I say ... and you think ... ?
  1. Statistics:: useful, necessary, often misused and misunderstood
  2. Grin:: laughter, smiles; like those endorphins
  3. Saturn:: pretty from a distance planet with rings
  4. Fulfilled:: working on it, or an equivalent in my mind
  5. Life plan:: have made a few, lived a few, changed a few
  6. Cult:: beware of giving away the power to think critically for oneself to anyone, especially to anyone who tells you they have the only right answer.
  7. Lily:: of the valley
  8. Stalemate:: sometimes in life and government preferable to checkmate
  9. Celebration:: the most recent- anniversary
  10. Underwear:: you didn't think I would tell you about mine did you? Oh, on second thought, I think I did say something about shopping at Victoria's Secret in a post last year. ;-)
Want to play? Go to Unconscious Mutterings

Friday, July 01, 2005

22 years...

jul013691b_rs

"A wedding anniversary is the celebration of love, trust, partnership, tolerance and tenacity. The order varies for any given year." ~Paul Sweeney

"It is not a lack of love, but a lack of friendship that makes unhappy marriages." ~Friedrich Nietzsche

"The formula for a happy marriage? It's the same as the one for living in California: when you find a fault, don't dwell on it" ~Jay Trachman

It's my anniversary... I guess the proper way to state that would be it is "our anniversary"- 42% or so of my life married to this one man; 38% or so of his life, married to me (which probably wasn't easy). I got a nice card with a sweet note to wake up to this morning and I had left one near the coffee pot, so the exchange was mutual (no way was I getting up at 4:45 a.m). I don't know what the plans are for this evening if any, but probably dinner together since that is our Friday routine already. I haven't had a chance to talk to him about it, and we are too old and wise to make plans for the other without a prior conversation.

We've weathered some things in those 22 years, seen a lot of ups and downs, often been close to calling it quits, were/are good parents, complementary in strengths and weaknesses and raised a wonderful son.
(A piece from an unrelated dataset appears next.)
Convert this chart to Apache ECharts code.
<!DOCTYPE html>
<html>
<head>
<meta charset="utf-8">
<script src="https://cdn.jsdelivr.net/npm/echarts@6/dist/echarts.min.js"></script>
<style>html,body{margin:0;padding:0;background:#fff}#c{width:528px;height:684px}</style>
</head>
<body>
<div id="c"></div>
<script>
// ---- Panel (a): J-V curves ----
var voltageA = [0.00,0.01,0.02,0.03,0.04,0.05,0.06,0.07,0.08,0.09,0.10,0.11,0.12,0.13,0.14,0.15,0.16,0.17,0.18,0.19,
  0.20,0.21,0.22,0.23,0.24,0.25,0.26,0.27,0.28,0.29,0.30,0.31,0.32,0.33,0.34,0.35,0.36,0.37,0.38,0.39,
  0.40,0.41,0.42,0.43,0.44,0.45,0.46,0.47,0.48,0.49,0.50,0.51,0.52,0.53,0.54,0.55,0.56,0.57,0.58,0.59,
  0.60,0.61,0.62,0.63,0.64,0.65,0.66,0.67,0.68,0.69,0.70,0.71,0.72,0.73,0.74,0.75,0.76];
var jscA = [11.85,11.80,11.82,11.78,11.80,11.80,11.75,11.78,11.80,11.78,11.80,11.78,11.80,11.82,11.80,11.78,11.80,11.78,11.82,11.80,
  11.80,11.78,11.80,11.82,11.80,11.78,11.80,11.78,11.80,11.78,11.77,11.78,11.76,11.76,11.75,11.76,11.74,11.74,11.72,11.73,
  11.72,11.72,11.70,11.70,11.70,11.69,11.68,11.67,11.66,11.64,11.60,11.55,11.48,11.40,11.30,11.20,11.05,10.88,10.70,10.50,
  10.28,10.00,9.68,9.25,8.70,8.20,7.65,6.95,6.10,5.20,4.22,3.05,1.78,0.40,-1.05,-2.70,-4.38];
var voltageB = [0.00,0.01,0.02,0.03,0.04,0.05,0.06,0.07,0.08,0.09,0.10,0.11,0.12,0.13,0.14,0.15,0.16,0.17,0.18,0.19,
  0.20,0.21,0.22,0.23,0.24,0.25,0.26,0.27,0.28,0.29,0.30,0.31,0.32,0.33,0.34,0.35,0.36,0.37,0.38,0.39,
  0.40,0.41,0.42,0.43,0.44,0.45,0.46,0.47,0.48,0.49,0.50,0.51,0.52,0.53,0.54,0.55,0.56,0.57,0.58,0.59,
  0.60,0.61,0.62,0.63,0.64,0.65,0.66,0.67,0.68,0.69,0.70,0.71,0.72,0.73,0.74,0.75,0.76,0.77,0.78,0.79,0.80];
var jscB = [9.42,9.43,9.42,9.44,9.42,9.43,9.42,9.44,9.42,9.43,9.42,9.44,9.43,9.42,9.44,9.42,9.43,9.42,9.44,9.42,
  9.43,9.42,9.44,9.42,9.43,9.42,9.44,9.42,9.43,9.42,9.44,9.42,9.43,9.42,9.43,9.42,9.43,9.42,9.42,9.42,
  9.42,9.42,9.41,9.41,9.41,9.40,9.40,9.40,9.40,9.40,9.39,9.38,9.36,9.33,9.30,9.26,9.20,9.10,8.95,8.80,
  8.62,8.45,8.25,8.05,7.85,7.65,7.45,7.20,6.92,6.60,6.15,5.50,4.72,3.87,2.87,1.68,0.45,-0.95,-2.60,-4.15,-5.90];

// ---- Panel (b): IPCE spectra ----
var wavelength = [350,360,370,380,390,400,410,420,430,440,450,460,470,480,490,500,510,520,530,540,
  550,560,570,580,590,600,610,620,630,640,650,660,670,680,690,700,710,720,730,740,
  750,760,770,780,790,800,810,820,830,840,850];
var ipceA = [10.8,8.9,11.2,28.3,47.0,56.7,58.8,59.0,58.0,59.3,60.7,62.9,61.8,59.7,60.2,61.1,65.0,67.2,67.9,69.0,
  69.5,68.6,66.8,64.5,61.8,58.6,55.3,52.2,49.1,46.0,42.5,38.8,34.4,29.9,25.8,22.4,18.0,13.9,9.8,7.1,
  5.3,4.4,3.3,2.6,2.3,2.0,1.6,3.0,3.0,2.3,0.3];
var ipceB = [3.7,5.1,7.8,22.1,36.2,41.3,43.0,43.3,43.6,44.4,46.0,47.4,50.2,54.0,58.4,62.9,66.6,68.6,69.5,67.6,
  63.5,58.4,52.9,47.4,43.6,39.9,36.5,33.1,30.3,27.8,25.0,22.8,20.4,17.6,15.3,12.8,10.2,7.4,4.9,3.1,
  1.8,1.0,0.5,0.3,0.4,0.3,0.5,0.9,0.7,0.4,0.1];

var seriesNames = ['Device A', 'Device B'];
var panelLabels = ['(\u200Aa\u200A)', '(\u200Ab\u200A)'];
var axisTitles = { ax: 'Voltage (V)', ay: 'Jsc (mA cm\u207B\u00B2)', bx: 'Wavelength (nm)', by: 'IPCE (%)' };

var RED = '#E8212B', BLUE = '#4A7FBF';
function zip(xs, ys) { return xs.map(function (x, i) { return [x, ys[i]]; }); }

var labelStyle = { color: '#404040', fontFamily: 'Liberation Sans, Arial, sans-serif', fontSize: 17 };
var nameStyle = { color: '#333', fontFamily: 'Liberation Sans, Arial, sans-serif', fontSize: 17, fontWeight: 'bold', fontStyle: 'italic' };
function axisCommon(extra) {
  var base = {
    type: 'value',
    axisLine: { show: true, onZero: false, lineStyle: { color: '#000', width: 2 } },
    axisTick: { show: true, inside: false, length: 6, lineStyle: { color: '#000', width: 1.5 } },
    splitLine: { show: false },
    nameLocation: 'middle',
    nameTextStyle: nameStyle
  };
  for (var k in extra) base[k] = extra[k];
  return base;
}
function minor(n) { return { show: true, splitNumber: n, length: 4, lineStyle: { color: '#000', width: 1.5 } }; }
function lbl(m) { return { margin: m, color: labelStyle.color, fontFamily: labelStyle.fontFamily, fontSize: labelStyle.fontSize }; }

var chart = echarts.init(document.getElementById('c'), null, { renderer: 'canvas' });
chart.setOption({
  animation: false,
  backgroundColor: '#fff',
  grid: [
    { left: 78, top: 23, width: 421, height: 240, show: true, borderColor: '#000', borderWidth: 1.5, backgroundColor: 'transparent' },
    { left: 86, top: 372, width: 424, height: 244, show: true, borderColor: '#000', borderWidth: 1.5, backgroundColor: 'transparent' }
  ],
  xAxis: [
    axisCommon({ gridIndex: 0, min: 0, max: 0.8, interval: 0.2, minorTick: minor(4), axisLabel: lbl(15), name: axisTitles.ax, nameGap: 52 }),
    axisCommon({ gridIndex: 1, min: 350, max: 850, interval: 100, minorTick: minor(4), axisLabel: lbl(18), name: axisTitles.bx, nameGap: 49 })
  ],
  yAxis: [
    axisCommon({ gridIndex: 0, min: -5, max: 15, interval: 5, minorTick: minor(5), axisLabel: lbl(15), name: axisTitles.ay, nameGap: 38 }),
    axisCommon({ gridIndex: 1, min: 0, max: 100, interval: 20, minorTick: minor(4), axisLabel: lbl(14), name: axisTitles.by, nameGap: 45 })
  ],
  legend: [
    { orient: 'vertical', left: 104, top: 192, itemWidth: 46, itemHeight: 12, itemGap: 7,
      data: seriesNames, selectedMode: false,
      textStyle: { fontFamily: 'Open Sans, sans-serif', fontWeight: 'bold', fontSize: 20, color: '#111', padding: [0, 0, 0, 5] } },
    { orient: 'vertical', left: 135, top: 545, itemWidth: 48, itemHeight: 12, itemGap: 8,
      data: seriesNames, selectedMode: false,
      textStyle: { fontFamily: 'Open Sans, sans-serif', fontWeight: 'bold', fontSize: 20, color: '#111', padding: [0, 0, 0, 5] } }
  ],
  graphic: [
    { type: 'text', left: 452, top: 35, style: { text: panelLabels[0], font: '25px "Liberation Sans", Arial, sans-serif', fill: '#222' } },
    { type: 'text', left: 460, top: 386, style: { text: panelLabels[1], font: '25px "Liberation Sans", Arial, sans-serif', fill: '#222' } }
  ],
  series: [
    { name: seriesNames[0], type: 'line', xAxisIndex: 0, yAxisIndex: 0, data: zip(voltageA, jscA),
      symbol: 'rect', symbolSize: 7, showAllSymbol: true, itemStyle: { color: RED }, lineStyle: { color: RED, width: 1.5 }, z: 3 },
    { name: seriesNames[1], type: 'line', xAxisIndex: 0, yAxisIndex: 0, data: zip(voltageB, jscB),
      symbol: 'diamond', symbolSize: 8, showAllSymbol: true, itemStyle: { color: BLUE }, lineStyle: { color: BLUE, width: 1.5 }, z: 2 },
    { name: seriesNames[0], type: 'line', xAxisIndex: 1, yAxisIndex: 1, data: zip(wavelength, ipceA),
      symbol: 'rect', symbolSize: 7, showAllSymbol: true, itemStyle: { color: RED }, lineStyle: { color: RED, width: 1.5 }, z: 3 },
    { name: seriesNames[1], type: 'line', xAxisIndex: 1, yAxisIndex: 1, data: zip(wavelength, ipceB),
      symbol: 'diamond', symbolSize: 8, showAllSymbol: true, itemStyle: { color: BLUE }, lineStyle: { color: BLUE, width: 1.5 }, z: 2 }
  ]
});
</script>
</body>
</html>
At this stage it is comfortable, but not my idea of a great marriage (though perhaps it is my ideal that is flawed). Then again, marriage is whatever two people make of it and you get what you settle for.... We are friends, sometimes not close ones, but there are things he knows about me that no one else does (and vice versa). In the concrete kinds of emergencies he would be there for me and has been (also vice versa). There is comfort and security in routines and being able to count on someone when it truly matters most.

The grass is not always greener and the older I get the less likely I am to change things in search of some elusive and perhaps non-existent color.